Homosexual Marriage: Only Ourselves to Blame

Still, for all of its monitory clarity about what could happen, Sorokin’s parking-space metaphor need have been nothing more than hyperbole. The average American family of the 50s and 60s resisted in significant ways the economic pressures undermining the home economy that had traditionally reinforced marriage. Though it had surrendered much, the American family still retained a significant core of its traditional autonomy and self-reliance.

Lamentably, America’s cultural and political elite—none of whom were activists promoting homosexual marriage—chose to subvert rather than renew marriage, not by advocating new rights for gays and lesbians, but simply by acquiescing to the economic processes tearing apart the traditional home economy.

After decades of such acquiescence, poet Wendell Berry could in 1990 fairly characterize the “typical modern household” created by a married heterosexual couple as something very like the “mere incidental parking place” which Sorokin had worriedly anticipated decades before—with exceedingly malign consequences for marriage.

“The modern household, [Berry writes] is the place where [a] consumptive couple do their consuming. Nothing productive is done there. Such work as is done there is done at the expense of the resident couple or family, and to the profit of suppliers of energy and household technology. For entertainment, the inmates consume television or purchase other consumable diversion elsewhere.”

The religious slide

But the assault on wedlock during the 60s and 70s reflected cultural forces deeper than economics, cultural forces at work long before homosexuals began their strange parade to the wedding altar. Although its immediate effects remained confined to a relatively small elite, the intellectual atheism which historian James Turner sees emerging for the first time in the United States in the late 19th century had become by the mid-20th century a relatively potent force, one that “dis-integrated” our national culture by denying religious belief its traditional function as “a unifying and defining element of that culture.”

Even among Americans who continued to go to church, sociologists witnessed the emergence of dubious new religious attitudes in the post-60s (but pre-homosexual-marriage) world. Pollster George Gallup reported in the 80s that many Americans who professed religious beliefs were beginning to “dodge the responsibilities and obligations” traditionally associated with such beliefs. Post-60s sociological inquiry indeed revealed that those still filling the pews were increasingly inclined to interpret “their religious commitments and beliefs in individualistic terms and less in terms of institutional loyalty and obligation”. Even American Catholics—previously distinctive for their deference to hierarchy and tradition—became “more personally autonomous and less subject to traditional mechanisms of social control.”

Because so much of the traditional understanding of marriage rested upon religious doctrines, eroding popular commitments to those doctrines could only undermine marriage and family life. Sociologists predictably see a close linkage between declining church attendance among young Americans and a rising willingness to engage in premarital sex.

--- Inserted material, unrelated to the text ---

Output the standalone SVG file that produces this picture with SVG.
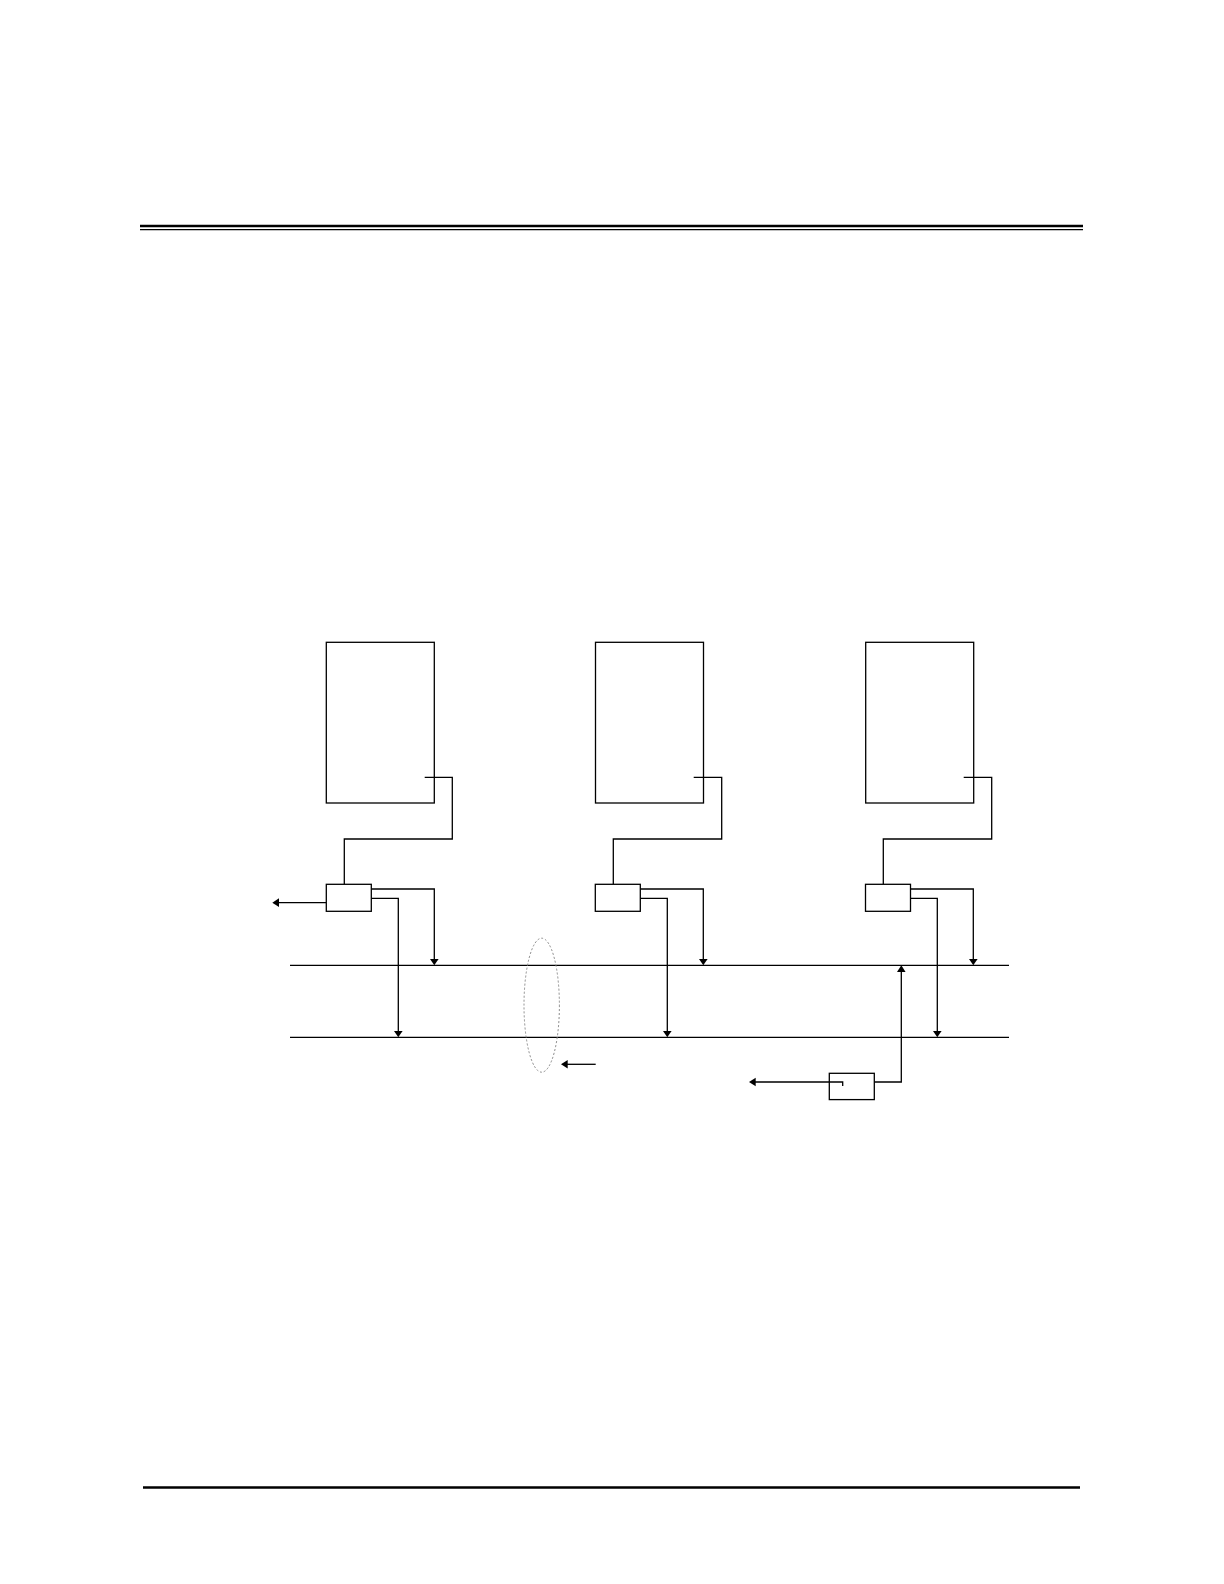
<svg xmlns="http://www.w3.org/2000/svg" width="1224" height="1584" viewBox="0 0 1224 1584">
<style>
.ln{fill:none;stroke:#000;stroke-width:1.3}
.bx{fill:#fff;stroke:#000;stroke-width:1.3}
.ah{fill:#000;stroke:none}
</style>
<rect width="1224" height="1584" fill="#fff"/>
<g id="rules">
<line x1="140" y1="226" x2="1083" y2="226" stroke="#000" stroke-width="2.6"/>
<line x1="140" y1="229.6" x2="1083" y2="229.6" stroke="#000" stroke-width="1.2"/>
<line x1="143" y1="1487.5" x2="1080" y2="1487.5" stroke="#000" stroke-width="2.6"/>
</g>
<g id="buses">
<line class="ln" x1="290" y1="965.3" x2="1009" y2="965.3"/>
<line class="ln" x1="290" y1="1037.3" x2="1009" y2="1037.3"/>
</g>
<g id="node-big1"><rect class="bx" x="326.3" y="642.3" width="108" height="160.7"/></g>
<g id="node-big2"><rect class="bx" x="595.5" y="642.3" width="108" height="160.7"/></g>
<g id="node-big3"><rect class="bx" x="865.7" y="642.3" width="108" height="160.7"/></g>
<g id="connectors">
<polyline class="ln" points="424.7,777.3 452.3,777.3 452.3,839 344.3,839 344.3,884.3"/>
<polyline class="ln" points="693.7,777.3 721.7,777.3 721.7,839 613.3,839 613.3,884.3"/>
<polyline class="ln" points="963.7,777.3 991.7,777.3 991.7,839 883.3,839 883.3,884.3"/>
<polyline class="ln" points="371.3,889 434.3,889 434.3,960"/>
<polyline class="ln" points="371.3,898.3 398.3,898.3 398.3,1032"/>
<polyline class="ln" points="640.3,889 703.3,889 703.3,960"/>
<polyline class="ln" points="640.3,898.3 667.3,898.3 667.3,1032"/>
<polyline class="ln" points="910.7,889 973.3,889 973.3,960"/>
<polyline class="ln" points="910.7,898.3 937.3,898.3 937.3,1032"/>
<line class="ln" x1="326.3" y1="902.7" x2="278" y2="902.7"/>
<polyline class="ln" points="874.3,1082 901.3,1082 901.3,970"/>
<polyline class="ln" points="842.7,1086 842.7,1082 755,1082"/>
<line class="ln" x1="595.7" y1="1064.3" x2="567" y2="1064.3"/>
<polygon class="ah" points="430,959 438.6,959 434.3,965.3"/>
<polygon class="ah" points="394,1031 402.6,1031 398.3,1037.3"/>
<polygon class="ah" points="699,959 707.6,959 703.3,965.3"/>
<polygon class="ah" points="663,1031 671.6,1031 667.3,1037.3"/>
<polygon class="ah" points="969,959 977.6,959 973.3,965.3"/>
<polygon class="ah" points="933,1031 941.6,1031 937.3,1037.3"/>
<polygon class="ah" points="897,972 905.6,972 901.3,965.3"/>
<polygon class="ah" points="279,898.3 279,907.1 272.3,902.7"/>
<polygon class="ah" points="755.7,1077.7 755.7,1086.3 749,1082"/>
<polygon class="ah" points="567.7,1060 567.7,1068.6 561,1064.3"/>
<ellipse cx="541.7" cy="1005.2" rx="17.7" ry="67" fill="none" stroke="#888" stroke-width="1" stroke-dasharray="2,2"/>
</g>
<g id="node-small1"><rect class="bx" x="326.3" y="884.3" width="45" height="27"/></g>
<g id="node-small2"><rect class="bx" x="595.3" y="884.3" width="45" height="27"/></g>
<g id="node-small3"><rect class="bx" x="865.5" y="884.3" width="45" height="27"/></g>
<g id="node-small4"><rect class="ln" x="829.3" y="1073.3" width="45" height="26.3"/></g>
</svg>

Young women eagerly availed themselves of the Pill in the 60s and 70s largely because they were simultaneously letting go of the New Testament. Whereas only 29 percent of college age females reported having had premarital intercourse in 1965, that percentage had skyrocketed to 63 percent by 1985. In the post-60s world, young Americans were clearly taking their behavioural cues from someone other than St Paul.

Thus many heterosexual couples had made a bad cultural joke of the traditional symbolism of the white wedding dress long before homosexuals tried to make optional a wedding dress of any sort.

Even when heterosexual couples did wed, an increasing number did so unencumbered by the scriptural prohibition against adultery: in a 1983 survey of over 3500 couples, 15-26 percent allowed for “non-monogamy under some circumstances,” while a parallel 1989 British study of married adults found that “of those surveyed under age 35, over one fifth (22 percent) entered their first marriage with no belief in sexual fidelity.”

In 1991, British sociologist Paul Mullen warned that adultery was fast becoming “a participation sport indulged in by the masses,” as “citizens increasingly assume the right to change and vary their erotic attachments.”